DROUGHT hit coffee farmers in Brazil hard last year, driving up trees and driving global prices to record highs. But Rodrigo Brondani is expecting a bumper harvest.

Drought reshapes Brazil farming

Brondani's giant plantation on the savannas of Brazil's northeastern state of Bahia looks very different to the mountainside farms and estates typical in coffee cultivation across much of Latin America.

As he inspects rows of plants laden with green coffee cherries, a long irrigation arm passes overhead nearby. It traces a wide circle above the trees from a central pivot, like the hand of a clock.

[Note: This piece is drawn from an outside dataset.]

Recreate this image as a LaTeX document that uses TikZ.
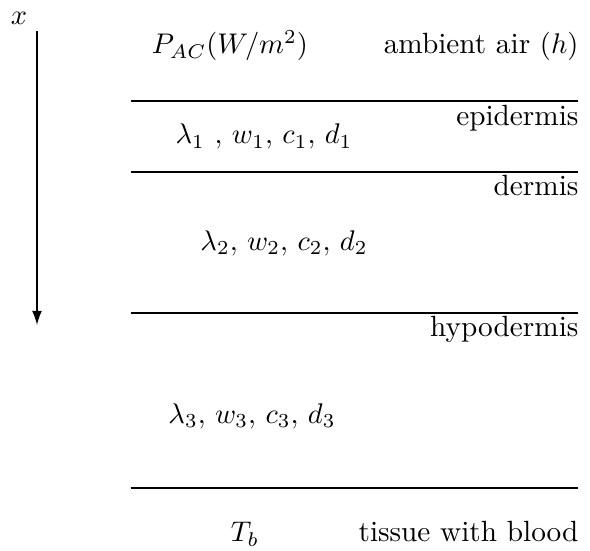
\documentclass[tikz,border=0pt]{standalone}
\usepackage{tikz}
\usetikzlibrary{positioning, arrows.meta}

\begin{document}
\begin{tikzpicture}[x=0.352pt, y=-0.352pt,
  font=\fontsize{10.3pt}{12pt}\selectfont,
  bound/.style={line width=0.5pt},
  lbl/.style={anchor=base east, inner sep=0pt},
  prm/.style={anchor=base, inner sep=0pt}]
\useasboundingbox (0,0) rectangle (590,551);
% depth axis
\node[anchor=base, inner sep=0pt] (xlbl) at (19,25) {$x$};
\coordinate (xtop) at (37,31);
\coordinate (xbot) at (37,325);
\draw[bound, -{Latex[length=5pt, width=3.5pt]}] (xtop) -- (xbot);
% layer boundaries
\foreach \n/\y in {a/101, b/172, c/313, d/488}{
  \coordinate (\n w) at (131,\y);
  \coordinate (\n e) at (578,\y);
  \draw[bound] (\n w) -- (\n e);
}
% labels
\node[prm] (pac) at (230,54) {$P_{AC} (W/m^2)$};
\node[lbl] (air) at (579,54) {ambient air $(h)$};
\node[lbl] (epi) at (579,125) {epidermis};
\node[prm] (par1) at (264,144) {$\lambda_1\ , \, w_1, \, c_1, \, d_1$};
\node[lbl] (der) at (579,196) {dermis};
\node[prm] (par2) at (284,250) {$\lambda_2, \, w_2, \, c_2, \, d_2$};
\node[lbl] (hyp) at (579,337) {hypodermis};
\node[prm] (par3) at (252,423) {$\lambda_3, \, w_3, \, c_3, \, d_3$};
\node[prm] (tb) at (245,542) {$T_b$};
\node[lbl] (blood) at (579,542) {tissue with blood};
\end{tikzpicture}
\end{document}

"This is looking very good," said Brondani, the lead manager at the loha farm, which has 900 hectares of irrigated coffee fields -- more than 20 times bigger than the average coffee farm in Brazil.

This kind of industrial-scale farm with access to irrigation is becoming increasingly important in meeting global coffee demand in Brazil -- the world's largest grower. Most farms in the western part of Bahia -- a new frontier for coffee growing in Brazil -- are now irrigated.

At current market prices, the farm's most recent harvest, ended in October, would be worth around $17 million. Coffee growers have typically depended on Brazil's abundant spring and summer rains. Drought was rare and only around 30% of coffee fields are irrigated. But irrigation can be costly, depending on the distance from a water source and the depth of the water table.

The glossy plants stand in stark contrast to the desiccated trees seen on many drought-hit coffee farms last year, when the rain did come, it was too late to save the 2025 coffee crop.